Ces causes se résument en un seul mot, la science. Comme celle-ci refait l’œuvre des religions, mais avec des ressources nouvelles et des méthodes progressives, d’une part les clergés conservateurs des orthodoxies ne peuvent admettre le principe de la science, qui est la liberté individuelle, sans détruire la base de la foi, et ainsi la science s’éloigne d’eux ; d’autre part, la science laïque et libre ne peut supprimer ses problèmes naturels sans se mettre en contradiction avec elle-même et sans se frapper de mort. C’est donc elle, sous quelque forme qu’elle se présente, qui remet en question toutes les thèses que les orthodoxies avaient résolues ou supprimées. De là naît cet antagonisme inévitable et quelquefois violent qui a régné et qui règne encore dans tous les pays entre l’orthodoxie et la science, l’une affirmant que le problème est résolu, l’autre le remettant toujours en question.
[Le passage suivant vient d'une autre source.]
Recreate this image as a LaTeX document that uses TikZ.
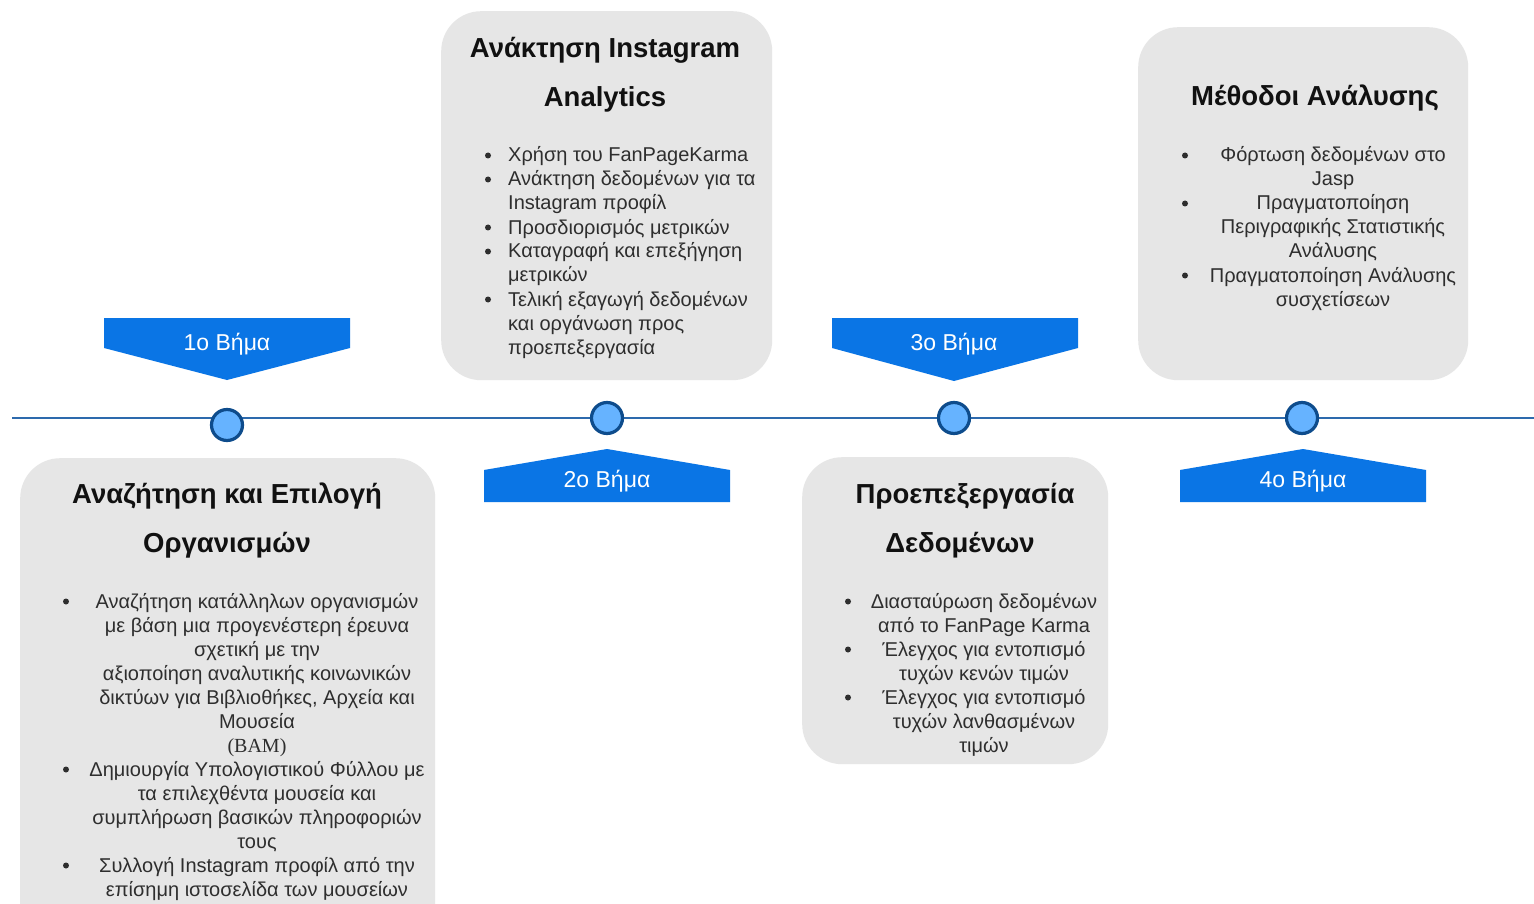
\documentclass[tikz,border=0pt]{standalone}
\usepackage{fontspec}
\setmainfont{Liberation Sans}
\newfontfamily\bamfont{Liberation Serif}
\definecolor{boxgray}{HTML}{E6E6E6}
\definecolor{bannerblue}{HTML}{0A75E5}
\definecolor{linecol}{HTML}{2D6AAD}
\definecolor{dotfill}{HTML}{66B3FF}
\definecolor{dotdraw}{HTML}{0E4C8C}
\definecolor{titletext}{HTML}{111111}
\definecolor{bodytext}{HTML}{2E2E2E}
\tikzset{
  box/.style={fill=boxgray, draw=none, rounded corners=40pt, inner sep=0pt, anchor=north west},
  banner/.style={fill=bannerblue, draw=none},
  tline/.style={draw=linecol, line width=2.5pt},
  dot/.style={circle, fill=dotfill, draw=dotdraw, line width=3.2pt, minimum size=31pt, inner sep=0pt},
  steplbl/.style={anchor=base, text=white, inner sep=0pt, font=\fontsize{23}{27}\selectfont},
  ttl/.style={anchor=base, text=titletext, inner sep=0pt, font=\fontsize{27.5}{33}\selectfont\bfseries},
  body/.style={text=bodytext, inner sep=0pt, font=\fontsize{20}{24}\selectfont},
  bul/.style={circle, fill=bodytext, inner sep=0pt, minimum size=6pt},
}
\newcommand\itemc[5]{%
  \node[bul] (#1b) at (#2,#4-6.5) {};
  \node[body, anchor=base] (#1) at (#3,#4) {\begin{tabular}[t]{@{}c@{}}#5\end{tabular}};}
\newcommand\iteml[5]{%
  \node[bul] (#1b) at (#2,#4-6.5) {};
  \node[body, anchor=base west] (#1) at (#3,#4) {\begin{tabular}[t]{@{}l@{}}#5\end{tabular}};}
\begin{document}
\begin{tikzpicture}[x=1pt,y=-1pt]
\clip (0,0) rectangle (1534,904);
\fill[white] (0,0) rectangle (1534,904);

% boxes
\node[box, minimum width=415pt, minimum height=520pt] (box1) at (20,458) {};
\node[box, minimum width=331pt, minimum height=369pt] (box2) at (441,11) {};
\node[box, minimum width=306pt, minimum height=307pt] (box3) at (802,457) {};
\node[box, minimum width=330pt, minimum height=353pt] (box4) at (1138,27) {};

% timeline
\coordinate (tlL) at (12,418);
\coordinate (tlR) at (1540,418);
\draw[tline] (tlL) -- (tlR);
\node[dot] (d1) at (227,425) {};
\node[dot] (d2) at (607,418) {};
\node[dot] (d3) at (954,418) {};
\node[dot] (d4) at (1302,418) {};

% banners
\fill[banner] (104,318) -- (350,318) -- (350,348) -- (227,380) -- (104,348) -- cycle;
\fill[banner] (832,318) -- (1078,318) -- (1078,348) -- (954,381) -- (832,348) -- cycle;
\fill[banner] (484,502) -- (730,502) -- (730,470) -- (607,449) -- (484,470) -- cycle;
\fill[banner] (1180,502) -- (1426,502) -- (1426,470) -- (1303,449) -- (1180,470) -- cycle;
\node[steplbl] (s1) at (227,350) {1ο Βήμα};
\node[steplbl] (s2) at (607,487) {2ο Βήμα};
\node[steplbl] (s3) at (954,350) {3ο Βήμα};
\node[steplbl] (s4) at (1303,487) {4ο Βήμα};

% titles
\node[ttl] (t1a) at (227,503) {Αναζήτηση και Επιλογή};
\node[ttl] (t1b) at (227,552) {Οργανισμών};
\node[ttl] (t2a) at (605,58) {Ανάκτηση Instagram};
\node[ttl] (t2b) at (605,107) {Analytics};
\node[ttl] (t3a) at (965,503) {Προεπεξεργασία};
\node[ttl] (t3b) at (960,552) {Δεδομένων};
\node[ttl] (t4a) at (1315,106) {Μέθοδοι Ανάλυσης};

% box 1 items
\itemc{a1}{66}{257}{608}{Αναζήτηση κατάλληλων οργανισμών\\με βάση μια προγενέστερη έρευνα\\σχετική με την\\αξιοποίηση αναλυτικής κοινωνικών\\δικτύων για Βιβλιοθήκες, Αρχεία και\\Μουσεία\\{\bamfont (BAM)}}
\itemc{a2}{66}{257}{776}{Δημιουργία Υπολογιστικού Φύλλου με\\τα επιλεχθέντα μουσεία και\\συμπλήρωση βασικών πληροφοριών\\τους}
\itemc{a3}{66}{257}{872}{Συλλογή Instagram προφίλ από την\\επίσημη ιστοσελίδα των μουσείων}

% box 2 items
\iteml{b1}{488}{508}{162}{Χρήση του FanPageKarma}
\iteml{b2}{488}{508}{186}{Ανάκτηση δεδομένων για τα\\Instagram προφίλ}
\iteml{b3}{488}{508}{234}{Προσδιορισμός μετρικών}
\iteml{b4}{488}{508}{258}{Καταγραφή και επεξήγηση\\μετρικών}
\iteml{b5}{488}{508}{306}{Τελική εξαγωγή δεδομένων\\και οργάνωση προς\\προεπεξεργασία}

% box 3 items
\itemc{c1}{848}{984}{608}{Διασταύρωση δεδομένων\\από το FanPage Karma}
\itemc{c2}{848}{984}{656}{Έλεγχος για εντοπισμό\\τυχών κενών τιμών}
\itemc{c3}{848}{984}{704}{Έλεγχος για εντοπισμό\\τυχών λανθασμένων\\τιμών}

% box 4 items
\itemc{e1}{1185}{1333}{162}{Φόρτωση δεδομένων στο\\Jasp}
\itemc{e2}{1185}{1333}{210}{Πραγματοποίηση\\Περιγραφικής Στατιστικής\\Ανάλυσης}
\itemc{e3}{1185}{1333}{282}{Πραγματοποίηση Ανάλυσης\\συσχετίσεων}
\end{tikzpicture}
\end{document}
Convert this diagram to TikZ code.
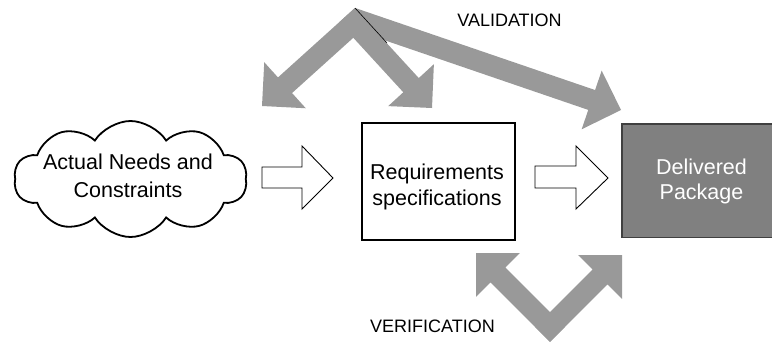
\documentclass[tikz,border=0pt]{standalone}
\usepackage{fontspec}
\setmainfont{Liberation Sans}
\usetikzlibrary{shapes.symbols,calc}
\definecolor{arrowgray}{RGB}{153,153,153}
\definecolor{pkggray}{RGB}{128,128,128}
\definecolor{pkgborder}{RGB}{64,64,64}
% #1 = extension behind start, #2 = start, #3 = tip
\newcommand{\grayarm}[3]{%
  \coordinate (armS) at ($(#2)!-#1!(#3)$);
  \coordinate (armB) at ($(#3)!31pt!(#2)$);
  \fill[arrowgray] ($(armS)!10.5pt!90:(#3)$) -- ($(armB)!10.5pt!90:(#3)$)
    -- ($(armB)!31pt!90:(#3)$) -- (#3) -- ($(armB)!31pt!-90:(#3)$)
    -- ($(armB)!10.5pt!-90:(#3)$) -- ($(armS)!10.5pt!-90:(#3)$) -- cycle;
}
\begin{document}
\begin{tikzpicture}[x=1pt,y=-1pt,
  bigtext/.style={font=\fontsize{21.5}{26}\selectfont, inner sep=0, anchor=base},
  smalltext/.style={font=\fontsize{18}{22}\selectfont, inner sep=0, anchor=base},
  whitearrow/.style={draw=black, fill=white, line width=0.9pt, line join=miter}]
\useasboundingbox (0,0) rectangle (772,343);

% cloud
\node[cloud, draw, line width=1.8pt, cloud puffs=10, cloud puff arc=115,
      cloud ignores aspect, minimum width=233pt, minimum height=116pt, inner sep=0]
      (needs) at (130.5,179) {};
\node[bigtext] (needs1) at (128,169) {Actual Needs and};
\node[bigtext] (needs2) at (128,197) {Constraints};

% requirements box
\node[draw, line width=1.1pt, minimum width=153pt, minimum height=117pt, inner sep=0]
      (req) at (438.5,181.5) {};
\node[bigtext] (req1) at (437,179) {Requirements};
\node[bigtext] (req2) at (437,205) {specifications};

% delivered package
\node[fill=pkggray, minimum width=150pt, minimum height=113pt, anchor=north west, inner sep=0]
      (pkg) at (622,124) {};
\draw[pkgborder, line width=1.5pt] (pkg.north east) -- (pkg.north west) -- (pkg.south west) -- (pkg.south east);
\node[bigtext, text=white] (pkg1) at (701.5,174) {Delivered};
\node[bigtext, text=white] (pkg2) at (701.5,199) {Package};

% white block arrows
\draw[whitearrow] (262,167) -- (302,167) -- (302,146) -- (333,178) -- (302,209) -- (302,188) -- (262,188) -- cycle;
\draw[whitearrow] (535,166) -- (576,166) -- (576,146) -- (608,178) -- (576,209) -- (576,188) -- (535,188) -- cycle;

% validation arrows
\coordinate (valC) at (354,23);
\coordinate (valL) at (262,106);
\coordinate (valR) at (432,108);
\coordinate (longS) at (352,18);
\coordinate (longT) at (621,110);
\grayarm{0pt}{longS}{longT}
\grayarm{10.5pt}{valC}{valL}
\grayarm{10.5pt}{valC}{valR}
\coordinate (valApex) at (355,8);
\coordinate (valLineEnd) at (387,43);
\draw[black, line width=0.6pt] (valApex) -- (valLineEnd);

% verification arrows
\coordinate (verC) at (550,327);
\coordinate (verL) at (476,253);
\coordinate (verR) at (622,255);
\grayarm{10.5pt}{verC}{verL}
\grayarm{10.5pt}{verC}{verR}

% labels
\node[smalltext] (val) at (509.5,26.7) {VALIDATION};
\node[smalltext] (ver) at (432.5,332) {VERIFICATION};
\end{tikzpicture}
\end{document}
Dans les communions où les fidèles ont remis à des hiérarchies sacerdotales le soin de formuler la foi et de penser pour eux, la science est une revendication permanente du droit individuel, une protestation contre l’orthodoxie et une preuve sans cesse renouvelée que non-seulement les pères ne peuvent enchaîner les fils à leur foi, mais que les fils même n’ont pas le pouvoir d’aliéner leur propre raison.

Si le lecteur se souvient de l’identité que nous avons établie entre la religion et la science, il verra par ce qui précède qu’une différence notable distingue la religion de toutes les orthodoxies dans lesquelles elle s’est fixée tour à tour. Autant la religion s’accorde avec la science, autant les orthodoxies s’en éloignent. Il y a par conséquent autant de différence entre la religion et une orthodoxie qu’il y en a entre la liberté de la pensée et la soumission à un maître. La religion à son origine et même longtemps après sa naissance appelait les hommes à la liberté ; considérée, dans son essence, elle les y appelle encore. Une fois arrêtée dans ses formes et fixée par une loi analogue à celle que les physiologistes appellent la loi d’ossification, elle a perdu pour elle-même sa spontanéité et sa plasticité, et de plus elle a, comme l’ambre, saisi et enveloppé d’un baume conservateur ceux qui se sont reposés sur son sein.